4.5. What is public procurement?
Public procurement refers to the process by which goods, services, or works are acquired by public authorities or organisations receiving funding from these programs. It is a structured and regulated process that ensures transparency, competition, and fair treatment of potential suppliers or contractors.
In the context of these funding programs, public procurement typically applies to projects implemented by public entities, non-profit organisations, or private entities that receive public funding. It aims to ensure that the funds allocated for projects are used efficiently, effectively, and in compliance with the relevant regulations and guidelines.
Public procurement in these projects involves various stages, including:
- Needs Assessment: The procuring entity identifies its procurement needs, such as goods, services, or works required for project implementation. The needs are assessed in terms of quality, quantity, timeline, and budget.
- Procurement Planning: The procuring entity develops a procurement plan that outlines the procurement requirements, procedures, estimated costs, timelines, and evaluation criteria. The plan ensures a systematic and transparent approach to procurement.
- Advertising: The procurement opportunity is advertised to attract potential suppliers or contractors. The advertisement includes information about the project, contract scope, eligibility criteria, submission requirements, and evaluation criteria. The funding programs may specify the platforms or channels to be used for advertising.
- Bid Submission: Interested suppliers or contractors submit their bids or proposals in response to the advertisement. The bids typically include technical and financial information as requested in the procurement documents. The procuring entity sets a deadline for bid submission.
- Bid Evaluation: The received bids or proposals are evaluated based on predetermined criteria, which may include factors such as price, technical capabilities, experience, and quality. The evaluation is conducted by a selection committee or an evaluation panel to ensure objectivity and fairness.
- Contract Award: Following the evaluation process, the contract is awarded to the successful bidder or offeror who best meets the evaluation criteria. The contract award decision is communicated to all participants, and contractual negotiations may take place before finalising the agreement.
- Contract Execution and Monitoring: Once the contract is awarded, the procuring entity and the contractor enter into an agreement. The contract is executed and monitored throughout its duration to ensure compliance with the terms, quality of deliverables, and timely completion.
It is important to note that public procurement in these projects is subject to specific regulations, directives, and guidelines, both at the European Union level and the national or regional level. These regulations aim to promote fair competition, transparency, non-discrimination, and value for money in the procurement process.
How to comply with public procurement rules?
Here are some key principles commonly observed in these projects:
- Non-Discrimination: The procurement process must be conducted in a non-discriminatory manner, ensuring equal treatment and opportunities for all potential bidders or offerors. No bidder or offeror should be given preferential treatment based on factors such as nationality, location, or ownership.

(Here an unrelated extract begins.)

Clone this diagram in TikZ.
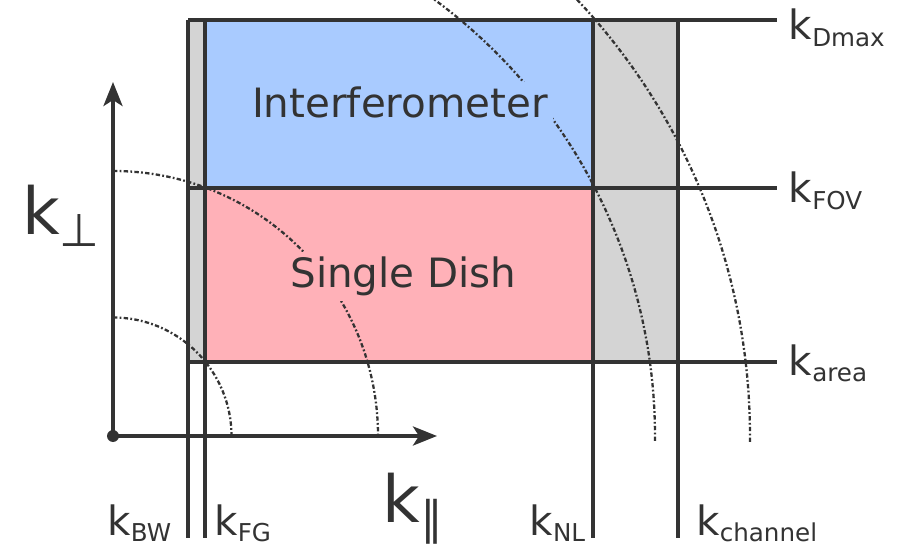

- Transparency: The procurement process must be transparent and provide clear and comprehensive information to potential bidders or offerors. This includes transparent advertisement of procurement opportunities, disclosure of evaluation criteria, and communication of contract award decisions.
- Competition: Promoting competition is a fundamental principle. The procurement process should encourage participation from a wide range of potential bidders or offerors, ensuring open and fair competition. It may involve using competitive procedures, such as open tendering, restricted tendering, or competitive dialogue.
- Value for Money: The procurement process should strive to achieve value for money, ensuring that the selected bids or proposals provide the best combination of price and quality. The evaluation criteria may consider factors such as cost-effectiveness, quality, technical capabilities, and past performance.
- Compliance with EU Directives: The procurement rules in these projects often align with the relevant EU directives, such as Directive 2014/24/EU on public procurement. These directives establish common principles and procedures for public procurement across the EU member states.
- Documentation and Record-Keeping: The procurement process requires thorough documentation and record-keeping. This includes maintaining records of the procurement plan, contract notices, bid submissions, evaluation reports, and contract award decisions. Documentation ensures transparency, accountability, and auditability.
- Thresholds and Procedures: Procurement thresholds, which determine the value at which specific procurement procedures are required, vary depending on the funding programme and the country or region. Different procedures, such as open tendering, restricted tendering, or negotiated procedures, may apply based on the thresholds.
- Compliance with National Legislation: In addition to EU regulations, national legislation and regulations of the country or region where the project is implemented may also apply to procurement in ESF+, ERDF, EASI, and Interreg projects. It is essential to familiarize yourself with the specific national procurement laws and regulations that govern the project implementation.
Lack of compliance to public procurement rules was one of the main audit findings of the 2007-2013 programming period.